__What this task involves__
Quote every line below exactly and skip any picture.
start Data block
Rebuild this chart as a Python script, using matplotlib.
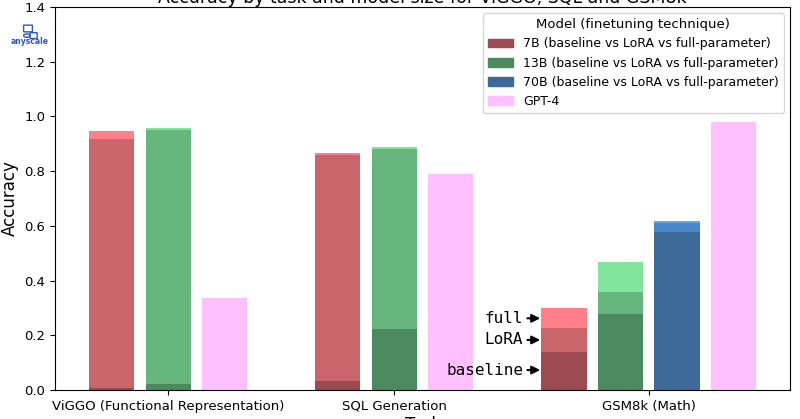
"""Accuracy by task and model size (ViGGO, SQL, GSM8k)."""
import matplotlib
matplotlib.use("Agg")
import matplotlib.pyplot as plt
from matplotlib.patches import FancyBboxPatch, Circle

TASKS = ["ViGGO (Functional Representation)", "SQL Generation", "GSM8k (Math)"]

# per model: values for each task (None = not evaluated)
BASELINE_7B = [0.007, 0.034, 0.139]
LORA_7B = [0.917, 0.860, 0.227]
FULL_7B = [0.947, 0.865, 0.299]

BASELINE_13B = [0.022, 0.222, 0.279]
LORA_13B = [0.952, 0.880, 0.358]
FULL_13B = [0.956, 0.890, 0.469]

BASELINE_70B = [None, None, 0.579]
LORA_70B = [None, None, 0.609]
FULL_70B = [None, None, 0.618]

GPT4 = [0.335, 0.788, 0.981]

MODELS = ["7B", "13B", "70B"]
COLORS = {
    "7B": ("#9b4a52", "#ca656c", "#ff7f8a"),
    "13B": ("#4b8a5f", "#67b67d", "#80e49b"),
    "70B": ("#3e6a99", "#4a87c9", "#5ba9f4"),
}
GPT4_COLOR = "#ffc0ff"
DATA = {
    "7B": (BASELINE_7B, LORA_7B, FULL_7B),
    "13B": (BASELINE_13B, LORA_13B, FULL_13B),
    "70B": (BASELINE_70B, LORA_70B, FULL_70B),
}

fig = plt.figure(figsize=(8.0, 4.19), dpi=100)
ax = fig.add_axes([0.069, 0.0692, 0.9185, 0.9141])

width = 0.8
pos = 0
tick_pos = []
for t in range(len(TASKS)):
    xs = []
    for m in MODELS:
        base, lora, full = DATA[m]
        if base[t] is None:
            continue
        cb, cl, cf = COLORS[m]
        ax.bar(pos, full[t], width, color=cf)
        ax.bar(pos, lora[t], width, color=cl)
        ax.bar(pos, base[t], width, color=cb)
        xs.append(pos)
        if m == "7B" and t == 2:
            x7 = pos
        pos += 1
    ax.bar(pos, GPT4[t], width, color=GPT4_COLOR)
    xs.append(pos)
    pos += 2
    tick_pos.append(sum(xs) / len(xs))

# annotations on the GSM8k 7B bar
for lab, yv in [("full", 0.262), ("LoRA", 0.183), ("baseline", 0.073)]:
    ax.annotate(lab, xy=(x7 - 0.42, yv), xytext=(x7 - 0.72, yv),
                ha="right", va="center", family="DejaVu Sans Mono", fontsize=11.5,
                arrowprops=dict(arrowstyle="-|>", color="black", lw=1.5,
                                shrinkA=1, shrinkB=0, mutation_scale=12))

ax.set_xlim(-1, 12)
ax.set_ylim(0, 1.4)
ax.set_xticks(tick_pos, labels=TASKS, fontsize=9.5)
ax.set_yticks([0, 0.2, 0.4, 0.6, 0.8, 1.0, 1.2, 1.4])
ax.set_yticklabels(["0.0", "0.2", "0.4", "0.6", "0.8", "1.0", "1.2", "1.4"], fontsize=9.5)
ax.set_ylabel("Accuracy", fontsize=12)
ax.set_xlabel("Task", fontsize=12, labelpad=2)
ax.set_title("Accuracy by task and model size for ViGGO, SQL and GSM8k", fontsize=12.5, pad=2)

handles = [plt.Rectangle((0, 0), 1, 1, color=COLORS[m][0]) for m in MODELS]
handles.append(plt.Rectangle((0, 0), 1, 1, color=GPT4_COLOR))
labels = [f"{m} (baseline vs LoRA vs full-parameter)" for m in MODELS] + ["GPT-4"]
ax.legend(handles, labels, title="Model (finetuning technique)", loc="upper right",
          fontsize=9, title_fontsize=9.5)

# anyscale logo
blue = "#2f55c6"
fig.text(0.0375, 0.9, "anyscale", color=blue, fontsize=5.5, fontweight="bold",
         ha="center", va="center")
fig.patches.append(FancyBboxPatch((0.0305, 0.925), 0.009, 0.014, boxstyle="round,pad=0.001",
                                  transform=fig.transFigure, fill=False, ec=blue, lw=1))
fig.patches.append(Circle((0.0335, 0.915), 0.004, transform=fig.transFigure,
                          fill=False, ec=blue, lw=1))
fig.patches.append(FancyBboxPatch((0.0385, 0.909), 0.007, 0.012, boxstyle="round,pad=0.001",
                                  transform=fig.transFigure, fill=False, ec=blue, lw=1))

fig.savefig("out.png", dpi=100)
end Data block
__Result of this exercise__
Rebuild this chart as a Python script, using matplotlib.
"""Accuracy by task and model size (ViGGO, SQL, GSM8k)."""
import matplotlib
matplotlib.use("Agg")
import matplotlib.pyplot as plt
from matplotlib.patches import FancyBboxPatch, Circle

TASKS = ["ViGGO (Functional Representation)", "SQL Generation", "GSM8k (Math)"]

# per model: values for each task (None = not evaluated)
BASELINE_7B = [0.007, 0.034, 0.139]
LORA_7B = [0.917, 0.860, 0.227]
FULL_7B = [0.947, 0.865, 0.299]

BASELINE_13B = [0.022, 0.222, 0.279]
LORA_13B = [0.952, 0.880, 0.358]
FULL_13B = [0.956, 0.890, 0.469]

BASELINE_70B = [None, None, 0.579]
LORA_70B = [None, None, 0.609]
FULL_70B = [None, None, 0.618]

GPT4 = [0.335, 0.788, 0.981]

MODELS = ["7B", "13B", "70B"]
COLORS = {
    "7B": ("#9b4a52", "#ca656c", "#ff7f8a"),
    "13B": ("#4b8a5f", "#67b67d", "#80e49b"),
    "70B": ("#3e6a99", "#4a87c9", "#5ba9f4"),
}
GPT4_COLOR = "#ffc0ff"
DATA = {
    "7B": (BASELINE_7B, LORA_7B, FULL_7B),
    "13B": (BASELINE_13B, LORA_13B, FULL_13B),
    "70B": (BASELINE_70B, LORA_70B, FULL_70B),
}

fig = plt.figure(figsize=(8.0, 4.19), dpi=100)
ax = fig.add_axes([0.069, 0.0692, 0.9185, 0.9141])

width = 0.8
pos = 0
tick_pos = []
for t in range(len(TASKS)):
    xs = []
    for m in MODELS:
        base, lora, full = DATA[m]
        if base[t] is None:
            continue
        cb, cl, cf = COLORS[m]
        ax.bar(pos, full[t], width, color=cf)
        ax.bar(pos, lora[t], width, color=cl)
        ax.bar(pos, base[t], width, color=cb)
        xs.append(pos)
        if m == "7B" and t == 2:
            x7 = pos
        pos += 1
    ax.bar(pos, GPT4[t], width, color=GPT4_COLOR)
    xs.append(pos)
    pos += 2
    tick_pos.append(sum(xs) / len(xs))

# annotations on the GSM8k 7B bar
for lab, yv in [("full", 0.262), ("LoRA", 0.183), ("baseline", 0.073)]:
    ax.annotate(lab, xy=(x7 - 0.42, yv), xytext=(x7 - 0.72, yv),
                ha="right", va="center", family="DejaVu Sans Mono", fontsize=11.5,
                arrowprops=dict(arrowstyle="-|>", color="black", lw=1.5,
                                shrinkA=1, shrinkB=0, mutation_scale=12))

ax.set_xlim(-1, 12)
ax.set_ylim(0, 1.4)
ax.set_xticks(tick_pos, labels=TASKS, fontsize=9.5)
ax.set_yticks([0, 0.2, 0.4, 0.6, 0.8, 1.0, 1.2, 1.4])
ax.set_yticklabels(["0.0", "0.2", "0.4", "0.6", "0.8", "1.0", "1.2", "1.4"], fontsize=9.5)
ax.set_ylabel("Accuracy", fontsize=12)
ax.set_xlabel("Task", fontsize=12, labelpad=2)
ax.set_title("Accuracy by task and model size for ViGGO, SQL and GSM8k", fontsize=12.5, pad=2)

handles = [plt.Rectangle((0, 0), 1, 1, color=COLORS[m][0]) for m in MODELS]
handles.append(plt.Rectangle((0, 0), 1, 1, color=GPT4_COLOR))
labels = [f"{m} (baseline vs LoRA vs full-parameter)" for m in MODELS] + ["GPT-4"]
ax.legend(handles, labels, title="Model (finetuning technique)", loc="upper right",
          fontsize=9, title_fontsize=9.5)

# anyscale logo
blue = "#2f55c6"
fig.text(0.0375, 0.9, "anyscale", color=blue, fontsize=5.5, fontweight="bold",
         ha="center", va="center")
fig.patches.append(FancyBboxPatch((0.0305, 0.925), 0.009, 0.014, boxstyle="round,pad=0.001",
                                  transform=fig.transFigure, fill=False, ec=blue, lw=1))
fig.patches.append(Circle((0.0335, 0.915), 0.004, transform=fig.transFigure,
                          fill=False, ec=blue, lw=1))
fig.patches.append(FancyBboxPatch((0.0385, 0.909), 0.007, 0.012, boxstyle="round,pad=0.001",
                                  transform=fig.transFigure, fill=False, ec=blue, lw=1))

fig.savefig("out.png", dpi=100)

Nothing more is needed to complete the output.